Railway equipment includes electric multiple units (EMUs), locomotives and railway freight cars, in terms of the Chinese railway planning, that large railway freight car and bullet train is the direction of development of China's railway equipment manufacturing industry. The gap of locomotive manufacturing industry between China and developed countries is relatively large, especially in high-power electric locomotive and EMUs. After technology acquisition, China has acquired high-power electric locomotives, diesel locomotives and 200 km/h EMUs. Presently, the localization rate of parts and components of electric locomotive and EMUs reaches 70 per cent and 75 per cent respectively, and China has developed 300 km/h EMUs based on digesting and absorbing overseas' new technologies.

==International manufacturers==

In terms of the international railway equipment market that global railway equipment industry is on a more monopoly competitive circumstance.
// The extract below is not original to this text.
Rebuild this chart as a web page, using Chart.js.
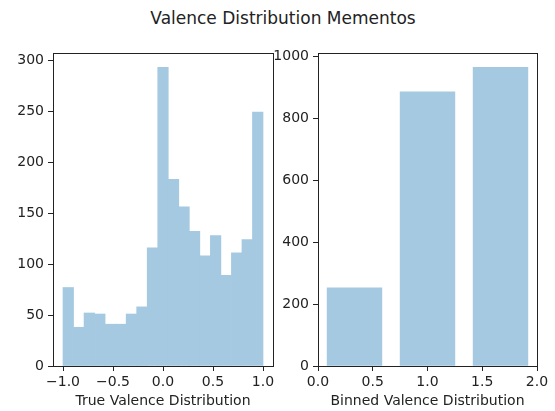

The merger of locomotives and railway car plants has restructured global railway equipment market that global railway equipment giant dominated more market share. Presently, there are three global giant of global locomotive and railway car plants—Germany's Siemens, France's Alstom and Canada's Bombardier, they hold 55 per cent of total global market share (each 14%, 18% and 23%) and advanced technology and higher market concentration. Bombardier holds the largest market share of global railway equipment technology and sales market and Alstom remains advantage on EMUs and ordinary single-decker and double-decker electric locomotive market.

==Chinese manufacturers==
Although the number of China's railway equipment manufacturers is quite large and products is relatively various, but the weakness is that they produce the speed of below 200 km/h general train's low-end products and the production capacity is surplus and price competition is in chaos; and the lack of design and production capacity of advanced technology of railway equipment which can not meet the demands of high-end products. In order to adapt to the demand of current railway development, the Chinese government took a measure to pay huge amounts of money through international cooperation with international leading manufacturers to introduce high-end products, digesting and absorbing advanced manufacturing technology to upgrading Chinese railway equipment's technology level.

==High-speed rail==
The high-speed railway equipment manufacturing industry is the priority fields that supporting by governmental policy. In terms of the current circumstance of China's railway equipment manufacturing industry, is in a low level of technology, therefore, government policies are encouraging localization and the introduction of advanced technology then digestion and absorption, the Chinese government spent 10 billion yuan to buy advanced international technology for state-owned enterprises to upgrade their technology capability and offered huge amounts of orders.

==Investment==
The total railway fixed assets investment of China's Eleventh Five-Year Plan period was 1.5 trillion yuan, of which the purchase of rolling stock and the investment of technological transformation is 250 billion yuan. It is estimated that by 2010, the amount of China's locomotives will reach around 19,000 units, EMUs will reach around 1000, railway carriages about 45,000 units and railway freight car will reach 700,000 units.

==Development==
The great development of the Chinese railway equipment manufacturing industry has benefited by the growth of railway investment, which has promoted railway equipment enterprises' competitive advantage, such as those manufacturers who have the technology of high-end products will be the main beneficiaries, in addition, due to the higher standard of high-speed railway technology, therefore, however expecting that the Chinese railway equipment parts suppliers still need a certain period of time to enter the high-speed railway equipment market.